A behavioral approach consisting of in-person discussions with nurses and prescribers regarding Clostridium difficile management recommendations was associated with self-sustained practice changes and significant improvements in specific suboptimal C difficile practices, according to a study in the Open Forum Infectious Diseases.

Optimizing testing and infection management remain substantial challenges in caring for patients with C difficile infections. Inappropriate testing, as well as inaccurate documentation of bowel movements (BMs), can result in overdiagnosis of C difficile and imperfect infection identification.

“CD Action Team’s (CDAT) face-to-face interaction with providers led to significant improvement in BM documentation, antibiotic use for concomitant non-C difficile infections, and proton pump inhibitor (PPI) use,” investigators, led by Valeria Fabre, MD, of the Johns Hopkins University School of Medicine, wrote. “For some C difficile practices (non-C difficile antibiotic therapy and BM documentation), we observed a cumulative effect after a second intervention, suggesting a potential long-term benefit of repetitive interventions.”

Fabre and colleagues prospectively reviewed medical charts of adult patients who were hospitalized with positive C difficile tests (n = 96). Using these data, they developed management recommendations for these patients. Two interventions were implemented during the 11-month study, both of which used an in-person, real-time, case-based education and discussion with the patient by a CDAT.

The CDAT comprised 3 infectious disease physicians, 2 infection preventionists, and 3 pharmacists. Case evaluations occurred within a 24-hour period of a patient receiving a positive C difficile test, whereas management was assessed within a 48-hour period following CDAT delivery of recommendations during the intervention periods.

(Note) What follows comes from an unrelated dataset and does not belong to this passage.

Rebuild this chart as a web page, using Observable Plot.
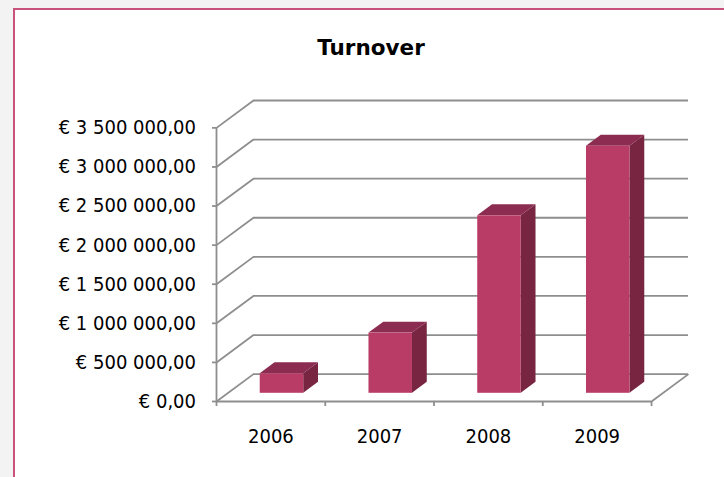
<!DOCTYPE html>
<html><head><meta charset="utf-8">
<script src="https://cdn.jsdelivr.net/npm/d3@7"></script>
<script src="https://cdn.jsdelivr.net/npm/@observablehq/plot@0.6"></script>
<style>
html,body{margin:0;padding:0;background:#f3f3f3;width:724px;height:477px;overflow:hidden;}
#frame{position:absolute;left:13px;top:8px;width:760px;height:520px;background:#fff;border-top:2.5px solid #c9537c;border-left:2.5px solid #c9537c;}
#title{position:absolute;left:0;width:742px;top:35px;text-align:center;font:bold 21.5px "DejaVu Sans";line-height:1.164;color:#000;}
#chart{position:absolute;left:0;top:0;}
</style></head><body>
<div id="frame"></div>
<div id="title">Turnover</div>
<div id="chart"></div>
<script>
// data
const years = ["2006", "2007", "2008", "2009"];
const turnover = [250000, 770000, 2270000, 3160000];
const yTicks = [0, 500000, 1000000, 1500000, 2000000, 2500000, 3000000, 3500000];

// oblique projection constants (depth offsets in data units)
const DX = 0.34, DY = 350000;
const D0 = 0.3, D1 = 0.7;   // bar depth span
const B0 = 0.3, B1 = 0.7;   // bar span within category
const grid = "#8e8e8e", gw = 1.8;
const cFront = "#b93c66", cTop = "#8b2c50", cSide = "#772541";

const fmt = d3.formatLocale({decimal: ",", thousands: " ", grouping: [3], currency: ["€ ", ""]}).format("$,.2f");
const idx = years.map((_, i) => i);
const n = years.length;

const sideData = idx.flatMap(i => [D0, D1].map(d => ({i, x: i + B1 + d * DX, y1: d * DY, y2: turnover[i] + d * DY})));
const topData = idx.flatMap(i => [D0, D1].map(d => ({i, y: turnover[i] + d * DY, x1: i + B0 + d * DX, x2: i + B1 + d * DX})));

const chart = Plot.plot({
  width: 724, height: 477,
  marginLeft: 216, marginRight: 36, marginTop: 100, marginBottom: 76,
  style: {background: "transparent", fontFamily: "DejaVu Sans Condensed", fontSize: "20px", color: "#000", overflow: "visible"},
  x: {type: "linear", domain: [0, n + DX], label: null},
  y: {type: "linear", domain: [0, yTicks[yTicks.length - 1] + DY], label: null},
  marks: [
    // back wall gridlines
    Plot.ruleY(yTicks, {y: d => d + DY, x1: () => DX, x2: () => n + DX, stroke: grid, strokeWidth: gw}),
    // left wall diagonals
    Plot.link(yTicks, {x1: () => 0, y1: d => d, x2: () => DX, y2: d => d + DY, stroke: grid, strokeWidth: gw}),
    // front vertical axis line
    Plot.ruleX([0], {y1: () => 0, y2: () => yTicks[yTicks.length - 1], stroke: grid, strokeWidth: gw}),
    // floor front edge and right edge
    Plot.ruleY([0], {x1: () => 0, x2: () => n, stroke: grid, strokeWidth: gw}),
    Plot.link([n], {x1: d => d, y1: () => 0, x2: d => d + DX, y2: () => DY, stroke: grid, strokeWidth: gw}),
    // axes
    Plot.axisY({ticks: yTicks, tickSize: 4, tickFormat: () => "", stroke: grid, strokeWidth: gw}),
    Plot.axisY({ticks: yTicks, tickSize: 0, tickPadding: 20.5, tickFormat: fmt, fill: "#000"}),
    Plot.axisX({ticks: d3.range(n + 1), tickSize: 5, tickFormat: () => "", stroke: grid, strokeWidth: gw}),
    Plot.axisX({ticks: idx.map(i => i + 0.5), tickSize: 0, tickPadding: 27, tickFormat: d => years[Math.floor(d)], fill: "#000"}),
    // bars: side, top, front
    Plot.areaY(sideData, {x: "x", y1: "y1", y2: "y2", z: "i", fill: cSide}),
    Plot.areaX(topData, {y: "y", x1: "x1", x2: "x2", z: "i", fill: cTop}),
    Plot.rect(idx, {x1: i => i + B0 + D0 * DX, x2: i => i + B1 + D0 * DX, y1: () => D0 * DY, y2: i => turnover[i] + D0 * DY, fill: cFront})
  ]
});
document.getElementById("chart").appendChild(chart);
</script>
</body></html>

Primary outcomes of the analysis included CDAT-prompted changes as well as CDAT-independent changes. In the CDAT-prompted change outcome, investigators compared the percentage of patients receiving optimized C difficile management within a 48-hour period following CDAT with the percentage of patients who received optimized management of C difficile during baseline.

The CDAT-independent changes were evaluated by comparing the percentage of patients who received optimized management of C difficile during both the observation period as well as before intervention, with the percentage of patients who received optimized C difficile management during baseline.

At least 1 opportunity to improve the management of C difficile was identified by the CDAT in 84 patients. During the intervention periods, the CDAT provided recommendations for a total of 76 cases. There were significant improvements in the response to CDAT-led direct interventions for patients with BM documentation, showing that suboptimal BM documentation decreased by 68% and 92% during the first intervention and second intervention, respectively; P = .02 and P<.01 respectively).

Additionally, suboptimal antibiotic use was reduced by 57% during the first intervention and 76% during the second intervention (P<.01 for both). Finally, the investigators observed a 63% decrease in inappropriate PPI use during both interventions (P<.05 for both).

Clinical acceptance of the practice change recommendations was fairly similar among categories, including recommendations to stop unnecessary PPI use (52% of cases), stop laxatives (53%), improve BM documentation (57%), change or stop C difficile therapy (58%), and change or stop antibiotics for non-C difficile infections (48%).

The relatively small sample size, the lack of a comparator or control intervention (ie, sham intervention), and the specificity of these findings to only C difficile management represent the primary limitations of the analysis.

“Our results add to the emerging literature supporting a role for nurses in antibiotic and diagnostic stewardship efforts.” the investigators added. “Nurses perform many antibiotic functions in their daily practice (eg, they review and administer antibiotics and other medications that can impact the course of an infection, they obtain specimens for microbiology testing); however, [many times] these activities are not formally aligned with antibiotic stewardship efforts.”

The study, “Impact of Case-Specific Education and Face-to-Face Feedback to Prescribers and Nurses in the Management of Hospitalized Patients with a Positive Clostridium difficile Test,” was published in Open Forum Infectious Diseases.